Le président Assimi Goïta préserve néanmoins Choguel Maïga pour service rendu. «La primature, c’est la seule planque sûre pour lui. S’il démissionne, il se fera jeter du M5-RFP. S’il quitte la primature, bonjour la dépression car il est honni par tout le monde sauf les vidéo mans6. Assimi a de la peine pour lui car il a trahi tout le monde pour lui», résume le même syndicaliste. Dans l’entourage du président, on estime qu’il aurait dû démissionner de lui-même après le «toilettage» de la loi électorale par le CNT, qui lui était favorable.

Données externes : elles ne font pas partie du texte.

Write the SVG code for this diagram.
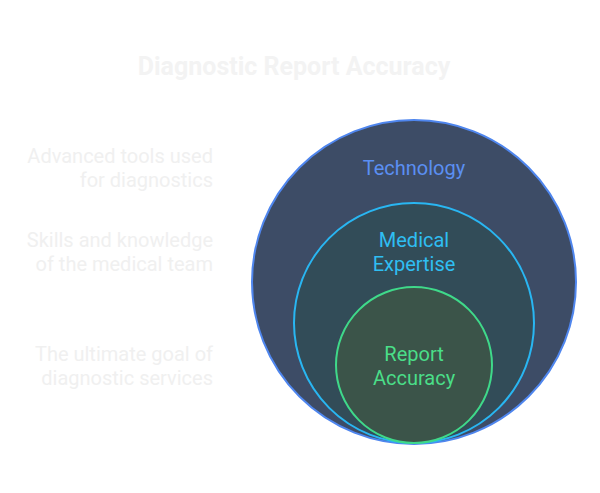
<svg xmlns="http://www.w3.org/2000/svg" width="600" height="493" viewBox="0 0 600 493">
<style>
text{font-family:Roboto,"Liberation Sans",sans-serif;}
.title{font-size:25px;font-weight:bold;fill:#f3f3f3;text-anchor:middle;}
.desc{font-size:20px;fill:#f0f0f0;text-anchor:end;}
.lbl{font-size:20px;text-anchor:middle;}
</style>
<rect width="600" height="493" fill="#ffffff"/>
<text class="title" x="294" y="75">Diagnostic Report Accuracy</text>
<g id="technology">
<circle cx="414" cy="282" r="162" fill="#3d4c66" stroke="#4f86ee" stroke-width="2"/>
<text class="lbl" x="414" y="175" fill="#5b8ff2">Technology</text>
</g>
<g id="medical-expertise">
<circle cx="414" cy="323" r="120" fill="#324c58" stroke="#29b6f2" stroke-width="2"/>
<text class="lbl" x="414" y="247" fill="#2fbef2">Medical</text>
<text class="lbl" x="414" y="271" fill="#2fbef2">Expertise</text>
</g>
<g id="report-accuracy">
<circle cx="414" cy="365" r="78" fill="#3b5449" stroke="#3fd98a" stroke-width="2"/>
<text class="lbl" x="414" y="361" fill="#4ade88">Report</text>
<text class="lbl" x="414" y="385" fill="#4ade88">Accuracy</text>
</g>
<g id="descriptions">
<text class="desc" x="213" y="163">Advanced tools used</text>
<text class="desc" x="213" y="187">for diagnostics</text>
<text class="desc" x="213" y="247">Skills and knowledge</text>
<text class="desc" x="213" y="271">of the medical team</text>
<text class="desc" x="213" y="361">The ultimate goal of</text>
<text class="desc" x="213" y="385">diagnostic services</text>
</g>
<g id="connectors"></g>
</svg>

La spécificité de la «rectification» malienne est que la conduite du pays repose dorénavant sur des choix faits de ruptures et de clivages radicaux. Ces choix placent les autorités du pays sur une partie du spectre des alliances internationales et nationales qui rend tout retour en arrière difficile. La Russie est désormais le partenaire privilégié du Mali en pleine invasion de l’Ukraine, tandis qu’un populisme enflammé et manichéen domine le débat national. Ces choix s’auto-entretiennent et produisent un climat de crise permanent par nature difficile à contrôler et susceptible de fracturer à terme la façade unitaire du régime. Si un calendrier électoral est désormais formalisé – le scrutin du référendum est prévu pour mars 2023, les élections législatives pour octobre 2023 et la campagne électorale pour la présidentielle est fixée pour février 2024 –, le chemin qui conduit au transfert du pouvoir par les urnes s’annonce tortueux.